* _WHAT YOU NEED TO DO_: For each line below that contains the string "this", copy that line.

* _AVAILABLE RECORDS_:
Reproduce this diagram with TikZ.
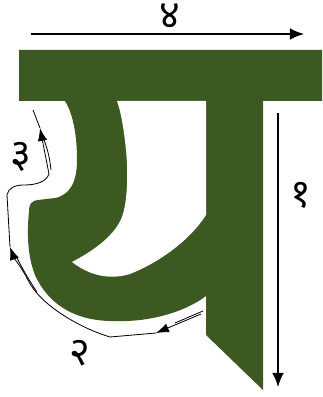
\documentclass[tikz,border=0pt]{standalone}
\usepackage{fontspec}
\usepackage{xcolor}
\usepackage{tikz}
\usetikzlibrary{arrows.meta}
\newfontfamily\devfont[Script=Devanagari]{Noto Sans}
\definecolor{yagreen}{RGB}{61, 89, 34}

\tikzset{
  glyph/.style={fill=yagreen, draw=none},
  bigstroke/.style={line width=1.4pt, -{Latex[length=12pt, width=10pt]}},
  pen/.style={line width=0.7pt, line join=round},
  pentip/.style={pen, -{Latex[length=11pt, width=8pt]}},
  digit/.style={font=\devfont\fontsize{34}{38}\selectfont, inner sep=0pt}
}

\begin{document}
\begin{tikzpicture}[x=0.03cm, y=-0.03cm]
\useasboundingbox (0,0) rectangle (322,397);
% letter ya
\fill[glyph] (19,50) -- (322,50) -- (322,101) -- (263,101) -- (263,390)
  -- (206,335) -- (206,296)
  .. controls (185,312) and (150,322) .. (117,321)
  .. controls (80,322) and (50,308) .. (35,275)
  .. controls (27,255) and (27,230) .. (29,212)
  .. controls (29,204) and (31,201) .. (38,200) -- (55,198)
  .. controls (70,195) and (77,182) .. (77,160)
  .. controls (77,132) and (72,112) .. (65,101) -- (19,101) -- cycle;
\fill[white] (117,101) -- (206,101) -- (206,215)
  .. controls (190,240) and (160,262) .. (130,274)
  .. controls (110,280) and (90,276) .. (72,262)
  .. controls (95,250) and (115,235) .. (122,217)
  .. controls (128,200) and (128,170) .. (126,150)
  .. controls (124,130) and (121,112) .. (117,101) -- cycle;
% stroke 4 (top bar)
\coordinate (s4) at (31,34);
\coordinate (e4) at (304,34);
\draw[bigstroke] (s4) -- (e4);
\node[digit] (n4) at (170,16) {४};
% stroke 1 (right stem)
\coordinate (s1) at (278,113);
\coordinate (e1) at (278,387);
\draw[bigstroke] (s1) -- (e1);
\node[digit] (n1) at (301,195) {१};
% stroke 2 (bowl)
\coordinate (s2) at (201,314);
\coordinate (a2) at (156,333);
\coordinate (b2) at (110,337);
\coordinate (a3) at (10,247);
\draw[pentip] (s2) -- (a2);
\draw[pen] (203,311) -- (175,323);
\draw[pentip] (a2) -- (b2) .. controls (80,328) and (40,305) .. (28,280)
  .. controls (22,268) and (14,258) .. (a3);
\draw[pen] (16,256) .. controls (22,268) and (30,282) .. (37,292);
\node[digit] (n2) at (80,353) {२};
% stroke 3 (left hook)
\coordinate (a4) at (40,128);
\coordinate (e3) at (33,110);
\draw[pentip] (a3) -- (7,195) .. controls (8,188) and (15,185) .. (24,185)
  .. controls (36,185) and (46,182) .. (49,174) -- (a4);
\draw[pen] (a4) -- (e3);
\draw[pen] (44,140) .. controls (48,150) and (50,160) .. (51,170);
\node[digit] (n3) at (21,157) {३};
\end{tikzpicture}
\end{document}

---

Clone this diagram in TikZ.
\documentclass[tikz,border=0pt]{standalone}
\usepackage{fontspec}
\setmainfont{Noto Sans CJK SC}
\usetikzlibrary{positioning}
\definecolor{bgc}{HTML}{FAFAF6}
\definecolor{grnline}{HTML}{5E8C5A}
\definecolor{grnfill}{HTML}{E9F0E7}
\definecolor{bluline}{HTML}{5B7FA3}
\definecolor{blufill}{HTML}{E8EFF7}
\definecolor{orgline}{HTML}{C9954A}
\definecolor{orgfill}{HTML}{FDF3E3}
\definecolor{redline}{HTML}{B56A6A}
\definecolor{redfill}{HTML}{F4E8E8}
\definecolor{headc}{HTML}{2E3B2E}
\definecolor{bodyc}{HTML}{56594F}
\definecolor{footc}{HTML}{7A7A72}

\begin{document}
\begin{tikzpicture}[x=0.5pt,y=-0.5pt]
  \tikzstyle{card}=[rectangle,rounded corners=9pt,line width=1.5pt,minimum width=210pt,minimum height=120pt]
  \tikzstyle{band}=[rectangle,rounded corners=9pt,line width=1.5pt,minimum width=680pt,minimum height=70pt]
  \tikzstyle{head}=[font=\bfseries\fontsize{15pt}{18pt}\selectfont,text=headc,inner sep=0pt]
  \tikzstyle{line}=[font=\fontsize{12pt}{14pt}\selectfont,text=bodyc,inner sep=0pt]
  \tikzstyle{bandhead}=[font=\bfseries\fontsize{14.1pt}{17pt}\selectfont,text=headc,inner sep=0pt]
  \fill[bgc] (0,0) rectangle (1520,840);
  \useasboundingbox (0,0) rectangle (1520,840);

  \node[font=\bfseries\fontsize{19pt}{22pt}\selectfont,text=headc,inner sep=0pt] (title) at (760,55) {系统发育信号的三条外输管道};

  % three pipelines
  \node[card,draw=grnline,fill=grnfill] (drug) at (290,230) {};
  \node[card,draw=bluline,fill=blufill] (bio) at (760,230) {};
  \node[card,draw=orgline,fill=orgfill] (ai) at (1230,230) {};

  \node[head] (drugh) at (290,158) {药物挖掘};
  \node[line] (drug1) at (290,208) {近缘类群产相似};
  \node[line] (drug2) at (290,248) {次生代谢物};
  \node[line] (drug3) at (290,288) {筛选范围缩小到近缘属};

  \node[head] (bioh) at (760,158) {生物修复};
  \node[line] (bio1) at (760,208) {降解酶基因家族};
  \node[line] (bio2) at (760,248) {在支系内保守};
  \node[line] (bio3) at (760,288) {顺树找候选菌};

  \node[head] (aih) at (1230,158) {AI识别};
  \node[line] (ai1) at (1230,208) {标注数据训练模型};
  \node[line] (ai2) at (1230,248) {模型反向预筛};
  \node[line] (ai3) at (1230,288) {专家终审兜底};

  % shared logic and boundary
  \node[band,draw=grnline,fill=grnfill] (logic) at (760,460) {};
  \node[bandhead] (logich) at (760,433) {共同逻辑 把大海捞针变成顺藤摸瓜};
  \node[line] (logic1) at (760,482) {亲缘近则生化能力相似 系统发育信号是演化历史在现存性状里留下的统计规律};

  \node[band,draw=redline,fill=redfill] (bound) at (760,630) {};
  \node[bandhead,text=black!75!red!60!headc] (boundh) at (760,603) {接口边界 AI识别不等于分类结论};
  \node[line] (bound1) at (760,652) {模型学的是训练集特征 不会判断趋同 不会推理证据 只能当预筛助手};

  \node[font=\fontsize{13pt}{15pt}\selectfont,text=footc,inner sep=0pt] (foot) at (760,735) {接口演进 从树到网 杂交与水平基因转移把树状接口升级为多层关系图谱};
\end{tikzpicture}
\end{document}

==

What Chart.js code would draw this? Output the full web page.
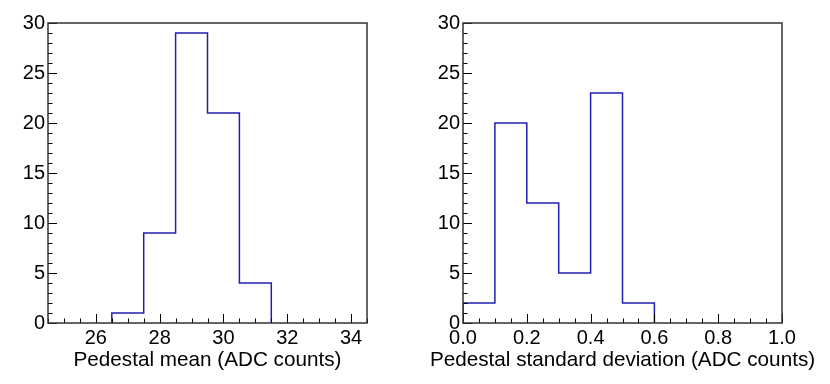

* _FINISHED EXERCISE_:
Reproduce this diagram with TikZ.
Clone this diagram in TikZ.
What Chart.js code would draw this? Output the full web page.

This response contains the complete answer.